Additional notes from last Thursday's meeting

As promised, here are some very brief notes from last Thursday’s
meeting.

  * There was a strong desire to allow the DOM to be implemented in pure
    script.  There was strong disagreement with allowing catchall
    properties (which are impied by the use of name getters).

  * Nobody liked ‘caller’ operations, and some wanted to remove it from
    from normative requirements altogether.  The IE team would like to
    remove support for callable collection objects at some point in the
    future, and the worry is that codifying this as required behaviour
    would make that much harder.

    One suggestion was to mention this in a non-normative section like
    ES5’s Appendix B.

  * Work is needed to improve the handling of multiple inheritance in
    the ES bindings.  Mark has a “traits” proposal that was mentioned,
    although it is not in the ES strawman wiki yet.  Mark indicated that
    he would write it up at some point.

  * There was a desire to reduce the number of numeric types in Web IDL
    so that there isn’t such a difference between them and those used by
    ES scripts and the ES spec.  One proposal was to just have three
    numeric types: a 32 bit signed integer, a 32 bit unsigned integer
    and a double precision IEEE 754 floating point number.  The names
    int32, uint32 and Number were floated as strawman suggestions.
    Another possibility was just long, unsigned long and double.

  * Or, if float and double were being kept, then perhaps they should be
    defined to allow not losing precision when assigning to a float (in
    case an implementation is using doubles internally).  Or, floats and
    doubles could be made synonymous (and just mean double).  Or, floats
    could be defined as ≥ 32 bit floating point numbers and doubles as
    ≥ 64 bit.

  * The current long long type was seen as problematic, since not all
    long long values can be represented in an ES Number.  One suggestion
    was to replace it with a 54 bit integer type.  File API was brought
    up as an example of a spec that would use long long.

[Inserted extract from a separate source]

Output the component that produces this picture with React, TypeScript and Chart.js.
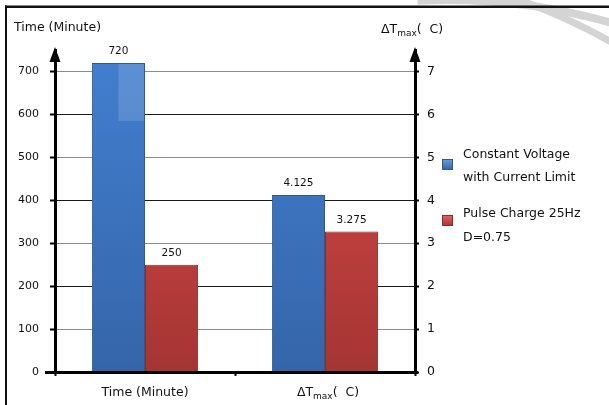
import React, { useEffect, useRef } from 'react';
import { Chart, registerables } from 'chart.js';

Chart.register(...registerables);

// ---- data ----
const categories = ['Time (Minute)', 'ΔTmax( C)'];
const seriesNames = ['Constant Voltage\nwith Current Limit', 'Pulse Charge 25Hz\nD=0.75'];
const timeMinutes = [720, 250]; // [Constant Voltage, Pulse Charge]
const deltaTmax = [4.125, 3.275]; // [Constant Voltage, Pulse Charge]
const leftTicks = [0, 100, 200, 300, 400, 500, 600, 700];
const rightTicks = [0, 1, 2, 3, 4, 5, 6, 7];
const leftMax = 750;
const rightMax = 7.5;

const FONT = "'DejaVu Sans', Verdana, sans-serif";
const seriesTop = ['#427fd0', '#dc4b48'];
const seriesBottom = ['#3565a9', '#a43533'];
const seriesBorder = ['#2d5a96', '#8a2c2a'];

function makeGrad(chart: any, s: number) {
  const area = chart.chartArea;
  if (!area) return seriesTop[s];
  const g = chart.ctx.createLinearGradient(0, area.top, 0, area.bottom);
  g.addColorStop(0, seriesTop[s]);
  g.addColorStop(1, seriesBottom[s]);
  return g;
}

function drawDelta(c: CanvasRenderingContext2D, x: number, y: number, align: 'left' | 'center', size: number) {
  const big = `${size}px ${FONT}`;
  const small = `${Math.round(size * 0.72)}px ${FONT}`;
  c.font = big;
  const w1 = c.measureText('ΔT').width;
  c.font = small;
  const w2 = c.measureText('max').width;
  c.font = big;
  const w3 = c.measureText('(  C)').width;
  const total = w1 + w2 + w3;
  const sx = align === 'center' ? x - total / 2 : x;
  c.textAlign = 'left';
  c.textBaseline = 'middle';
  c.font = big;
  c.fillText('ΔT', sx, y);
  c.font = small;
  c.fillText('max', sx + w1, y + 3.5);
  c.font = big;
  c.fillText('(  C)', sx + w1 + w2, y);
}

const decorPlugin = {
  id: 'decor',
  beforeDraw(chart: any) {
    const c = chart.ctx as CanvasRenderingContext2D;
    c.save();
    c.fillStyle = '#ffffff';
    c.fillRect(0, 0, chart.width, chart.height);
    // decorative gray swooshes top-right
    c.strokeStyle = '#d4d4d4';
    c.lineWidth = 8;
    c.beginPath();
    c.arc(447, 600, 600, -1.62, -1.2);
    c.stroke();
    c.lineWidth = 7;
    c.beginPath();
    c.arc(300, 600, 639, -1.25, -0.95);
    c.stroke();
    // frame
    c.fillStyle = '#111';
    c.fillRect(5, 5.5, chart.width - 5, 2.5);
    c.fillRect(5, 5.5, 2, chart.height);
    c.restore();
  },
  afterDatasetsDraw(chart: any) {
    const c = chart.ctx as CanvasRenderingContext2D;
    c.save();
    // gloss on first bar
    const m0 = chart.getDatasetMeta(0);
    const el = m0.data[0];
    if (el) {
      c.fillStyle = 'rgba(255,255,255,0.14)';
      c.fillRect(el.x, el.y + 1, el.width / 2 - 1, 57);
    }
    // value labels
    c.fillStyle = '#111';
    c.font = `10.5px ${FONT}`;
    c.textAlign = 'center';
    c.textBaseline = 'bottom';
    chart.data.datasets.forEach((ds: any, i: number) => {
      const meta = chart.getDatasetMeta(i);
      ds.data.forEach((v: any, j: number) => {
        if (v === null || v === undefined) return;
        const e = meta.data[j];
        c.fillText(String(v), e.x, e.y - 6);
      });
    });
    c.restore();
  },
  afterDraw(chart: any) {
    const c = chart.ctx as CanvasRenderingContext2D;
    const area = chart.chartArea;
    c.save();
    c.fillStyle = '#000';
    // bottom axis line (extends past both axes)
    c.fillRect(45, area.bottom - 1, 418 - 45, 3);
    // arrow heads
    [area.left, area.right].forEach((x: number) => {
      c.beginPath();
      c.moveTo(x, area.top - 3);
      c.lineTo(x - 5.5, area.top + 12);
      c.lineTo(x + 5.5, area.top + 12);
      c.closePath();
      c.fill();
    });
    // titles
    c.fillStyle = '#111';
    c.font = `12.5px ${FONT}`;
    c.textAlign = 'left';
    c.textBaseline = 'middle';
    c.fillText(categories[0], 14, 28);
    drawDelta(c, 381, 30, 'left', 12.5);
    // category labels
    const xs = chart.scales.x;
    c.font = `12.5px ${FONT}`;
    c.textAlign = 'center';
    c.fillText(categories[0], xs.getPixelForValue(0), 393);
    drawDelta(c, xs.getPixelForValue(1) + 3, 393, 'center', 12.5);
    // legend
    const sq = [159, 215];
    const textY = [[155, 178], [214, 238]];
    seriesNames.forEach((name, s) => {
      const g = c.createLinearGradient(0, sq[s], 0, sq[s] + 11);
      g.addColorStop(0, s === 0 ? '#6a9ee0' : '#e86462');
      g.addColorStop(1, s === 0 ? '#2f62a6' : '#a83231');
      c.fillStyle = g;
      c.fillRect(442, sq[s], 11, 11);
      c.strokeStyle = seriesBorder[s];
      c.lineWidth = 1;
      c.strokeRect(442.5, sq[s] + 0.5, 10, 10);
      c.fillStyle = '#111';
      c.font = `12.5px ${FONT}`;
      c.textAlign = 'left';
      c.textBaseline = 'middle';
      name.split('\n').forEach((line, k) => c.fillText(line, 463, textY[s][k]));
    });
    c.restore();
  },
};

export default function App() {
  const ref = useRef<HTMLCanvasElement | null>(null);
  useEffect(() => {
    if (!ref.current) return;
    const mk = (label: string, data: any[], axis: string, s: number) => ({
      label,
      data,
      yAxisID: axis,
      skipNull: true,
      backgroundColor: (ctx: any) => makeGrad(ctx.chart, s),
      borderColor: seriesBorder[s],
      borderWidth: 1,
      barPercentage: 1,
      categoryPercentage: 0.59,
    });
    const chart = new Chart(ref.current, {
      type: 'bar',
      data: {
        labels: categories,
        datasets: [
          mk(seriesNames[0], [timeMinutes[0], null], 'y', 0),
          mk(seriesNames[0], [null, deltaTmax[0]], 'y1', 0),
          mk(seriesNames[1], [timeMinutes[1], null], 'y', 1),
          mk(seriesNames[1], [null, deltaTmax[1]], 'y1', 1),
        ],
      },
      options: {
        animation: false,
        responsive: false,
        devicePixelRatio: 1,
        layout: { padding: { top: 50, left: 0, right: 0, bottom: 0 } },
        plugins: { legend: { display: false }, tooltip: { enabled: false } },
        scales: {
          x: {
            type: 'category',
            offset: true,
            afterFit: (s: any) => { s.height = 33; },
            ticks: { display: false },
            grid: {
              display: true,
              drawOnChartArea: false,
              drawTicks: true,
              tickLength: 4,
              tickColor: '#000',
              tickWidth: 2,
              offset: true,
            },
            border: { display: false },
          },
          y: {
            type: 'linear',
            position: 'left',
            min: 0,
            max: leftMax,
            afterFit: (s: any) => { s.width = 55; },
            afterBuildTicks: (s: any) => { s.ticks = leftTicks.map((v) => ({ value: v })); },
            ticks: { font: { family: FONT, size: 11 }, color: '#111', padding: 11 },
            grid: {
              color: (ctx: any) => (ctx.tick && (ctx.tick.value / 100) % 2 === 1 ? '#8c8c8c' : '#1a1a1a'),
              lineWidth: 1,
              tickLength: 5,
              tickColor: '#000',
              tickWidth: 2,
            },
            border: { display: true, color: '#000', width: 3 },
          },
          y1: {
            type: 'linear',
            position: 'right',
            min: 0,
            max: rightMax,
            afterFit: (s: any) => { s.width = 194; },
            afterBuildTicks: (s: any) => { s.ticks = rightTicks.map((v) => ({ value: v })); },
            ticks: { font: { family: FONT, size: 12.5 }, color: '#111', padding: 8 },
            grid: {
              drawOnChartArea: false,
              tickLength: 4,
              tickColor: '#000',
              tickWidth: 2,
            },
            border: { display: true, color: '#000', width: 3 },
          },
        },
      },
      plugins: [decorPlugin],
    } as any);
    return () => chart.destroy();
  }, []);
  return (
    <div style={{ position: 'absolute', left: 0, top: 0, width: 609, height: 405 }}>
      <canvas ref={ref} width={609} height={405} style={{ width: 609, height: 405, display: 'block' }} />
    </div>
  );
}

  * It was thought that there needs to be a notion of “acceptability”
    for interface types at the IDL level.  This would handle things like
    user script not being able to implement a Node, when calling
    appendNode() for example.  This was motivated partly by not wanting
    to prevent a pure script implementation of a DOM (e.g. by a script
    library) being non-conforming.  Acceptibility would be defined such
    that in a DOM implementation, all objects implementing Node that can
    be reached in this or other frames would be mutually acceptable.
    Interface objects could have a method on them, e.g.:

      n = Node.coerce(n);

    where that function would throw if ‘n’ is not acceptable as an
    object of type Node to the “implementation” that this Node interface
    object is a part of.  Otherwise, it would just return the object.
    This coerce() function could be extended in the future, if ES gains
    some more typing.

    Mark said something like:

      A set of constructors are in an equivalence class when they
      represent the same type.  The coerce methods of all constructors
      in such a set will not throw when passed any objects that are
      instanceof one any of those constructors.  HTML5 would then say
      that the boundaries of those equivalence classes are origins.

  * It was suggested that it would be good to have a Java person be
    active in the discussions (maybe Michael Glavassevich).

  * Although I (personally) don’t like [Supplemental] as it’s currently
    being used (and it isn’t currently in the spec) others in the room
    weren’t against it.

Apologies for any incoherence, and corrections welcome.